Designing highly efficient photocatalysts capable of photoreducing CO₂ and degrading organic dyes is of practical importance. Nevertheless, obstacles remain, including the challenges in CO₂ adsorption, low efficiency of carrier separation, and unsatisfactory performance in photocatalytic processes. This work presents a straightforward hydrothermal method for incorporating coal-derived carbon quantum dots (CQDs) onto Bi₄O₅Br₂ nanosheets. The synergy between CQDs and Bi₄O₅Br₂ enhances the visible light absorption properties of the CQDs/Bi₄O₅Br₂ heterostructure and improves the migration efficiency of photogenerated electron holes. The design of vacancy defects plays a crucial role in promoting light absorption, charge separation, and transport of materials. The introduction of carbon vacancies in the CQDs not only creates surface active sites but also significantly enhances the charge transport capability of the CQDs/Bi₄O₅Br₂ heterostructure.
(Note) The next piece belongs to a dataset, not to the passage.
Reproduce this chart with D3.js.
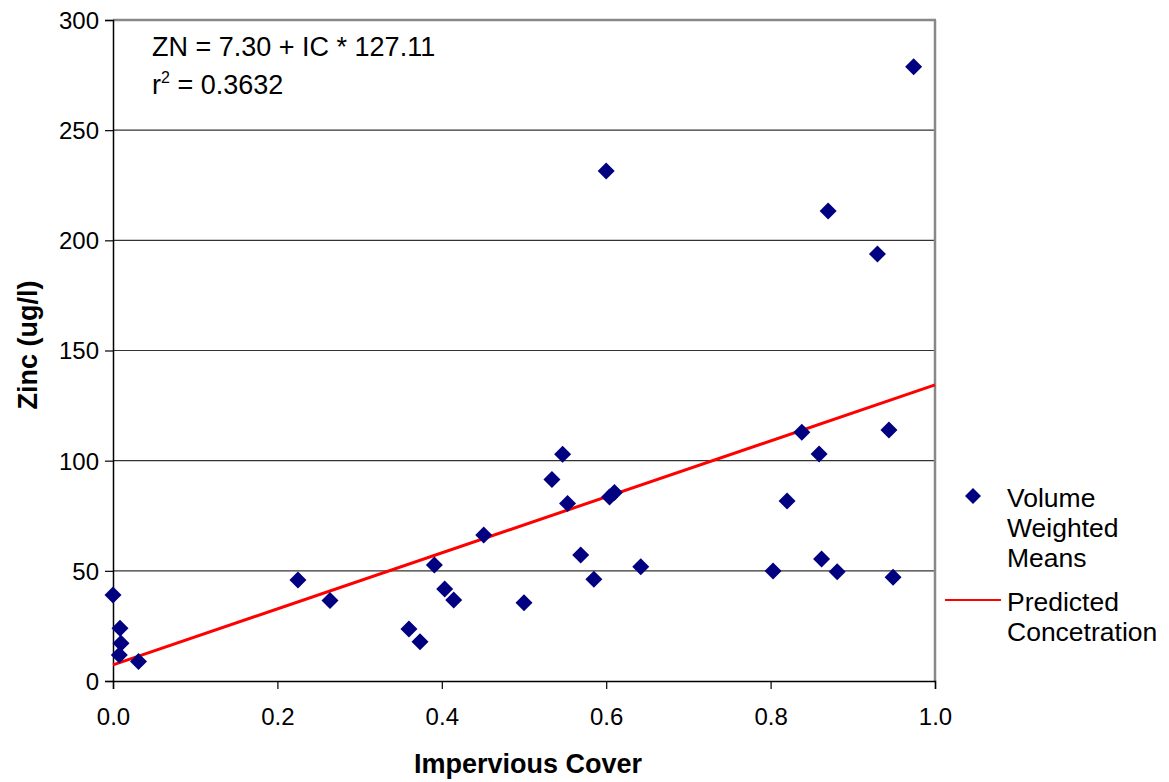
<!DOCTYPE html>
<html><head><meta charset="utf-8">
<script src="https://cdn.jsdelivr.net/npm/d3@7"></script>
<style>body{margin:0;background:#fff}svg{display:block;font-family:Arial,"Liberation Sans",sans-serif}</style>
</head><body>
<svg id="c" width="1169" height="782"></svg>
<script>
const impervious = [0.000,0.0085,0.0097,0.0077,0.031,0.225,0.264,0.360,0.3735,0.391,0.4035,0.4145,0.451,0.500,0.534,0.547,0.553,0.569,0.585,0.600,0.604,0.610,0.642,0.803,0.820,0.838,0.859,0.862,0.870,0.881,0.930,0.944,0.949,0.974];
const zinc       = [39.0,23.9,17.1,11.8,8.8,45.8,36.5,23.6,17.8,52.6,41.8,36.8,66.3,35.5,91.5,102.9,80.6,57.2,46.2,231.5,83.5,85.5,51.9,49.9,81.7,112.9,103.0,55.4,213.3,49.6,193.8,113.9,47.1,278.8];
const intercept = 7.30, slope = 127.11;
const xTicks = [0,0.2,0.4,0.6,0.8,1.0];
const yTicks = [0,50,100,150,200,250,300];
const legendLabels = [["Volume","Weighted","Means"],["Predicted","Concetration"]];
const equationText = "ZN = 7.30 + IC * 127.11";
const r2Value = "0.3632";

const svg = d3.select("#c");
const L=113, R=935, T=20, B=681;
const x = d3.scaleLinear().domain([0,1]).range([L,R]);
const y = d3.scaleLinear().domain([0,300]).range([B,T]);

// gridlines
svg.append("g").selectAll("line").data(yTicks.filter(d=>d>0 && d<300)).join("line")
  .attr("x1",L).attr("x2",R).attr("y1",d=>y(d)).attr("y2",d=>y(d))
  .attr("stroke","#333").attr("stroke-width",1.2);

// plot frame top/right gray
svg.append("line").attr("x1",L).attr("x2",R+1).attr("y1",T).attr("y2",T).attr("stroke","#888").attr("stroke-width",2.5);
svg.append("line").attr("x1",R).attr("x2",R).attr("y1",T).attr("y2",B).attr("stroke","#888").attr("stroke-width",2.5);

// axes
const xAxis = svg.append("g").attr("transform",`translate(0,${B})`)
  .call(d3.axisBottom(x).tickValues(xTicks).tickFormat(d3.format(".1f")).tickSize(8).tickPadding(19));
const yAxis = svg.append("g").attr("transform",`translate(${L},0)`)
  .call(d3.axisLeft(y).tickValues(yTicks).tickSize(8).tickPadding(6));
[xAxis,yAxis].forEach(g=>{
  g.select(".domain").attr("stroke","#000").attr("stroke-width",1.5);
  g.selectAll(".tick line").attr("stroke","#000").attr("stroke-width",1.2);
  g.selectAll("text").attr("font-size",24).attr("fill","#000").attr("font-family","Arial,'Liberation Sans',sans-serif");
});
yAxis.selectAll("text").attr("dy","0.35em");

// regression line
svg.append("line")
  .attr("x1",x(0)).attr("y1",y(intercept))
  .attr("x2",x(1)).attr("y2",y(intercept+slope))
  .attr("stroke","#ff0000").attr("stroke-width",3);

// points
const diamond = s => `M0,${-s}L${s},0L0,${s}L${-s},0Z`;
svg.append("g").selectAll("path").data(impervious.map((v,i)=>[v,zinc[i]])).join("path")
  .attr("d",diamond(8.5))
  .attr("transform",d=>`translate(${x(d[0])},${y(d[1])})`)
  .attr("fill","#000080");

// annotation
svg.append("text").attr("x",152).attr("y",56).attr("font-size",27).text(equationText);
const r2 = svg.append("text").attr("x",152).attr("y",94).attr("font-size",27);
r2.append("tspan").text("r");
r2.append("tspan").attr("dy",-11).attr("font-size",16).text("2");
r2.append("tspan").attr("dy",11).text(" = "+r2Value);

// axis titles
svg.append("text").attr("x",528).attr("y",773).attr("text-anchor","middle")
  .attr("font-size",27).attr("font-weight","bold").text("Impervious Cover");
svg.append("text").attr("transform","translate(37,345) rotate(-90)").attr("text-anchor","middle")
  .attr("font-size",27).attr("font-weight","bold").text("Zinc (ug/l)");

// legend
const lg = svg.append("g");
lg.append("path").attr("d",diamond(8)).attr("transform","translate(973,496)").attr("fill","#000080");
lg.append("text").attr("x",1007).attr("y",507).attr("font-size",26.5)
  .selectAll("tspan").data(legendLabels[0]).join("tspan").attr("x",1007).attr("dy",(d,i)=>i?30:0).text(d=>d);
lg.append("line").attr("x1",945).attr("x2",1001).attr("y1",600).attr("y2",600).attr("stroke","#ff0000").attr("stroke-width",2);
lg.append("text").attr("x",1007).attr("y",611).attr("font-size",26.5)
  .selectAll("tspan").data(legendLabels[1]).join("tspan").attr("x",1007).attr("dy",(d,i)=>i?30:0).text(d=>d);
</script>
</body></html>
Due to the synergistic effects of the S-scheme heterostructure and vacancy engineering, the optimal sample BOB-2 achieved the highest CO yield of 307.73 μL g⁻¹ in 3 h without any sacrificial agent, along with a Rhodamine B (RhB) degradation efficiency of up to 99.1 % within 15 min, markedly surpassing the performance of Bi₄O₅Br₂. The reaction mechanism of CO₂ reduction and RhB degradation was thoroughly analyzed. This study provides a novel perspective on the utilization of coal-based carbon materials and outlines a pathway for the design of efficient photocatalysts.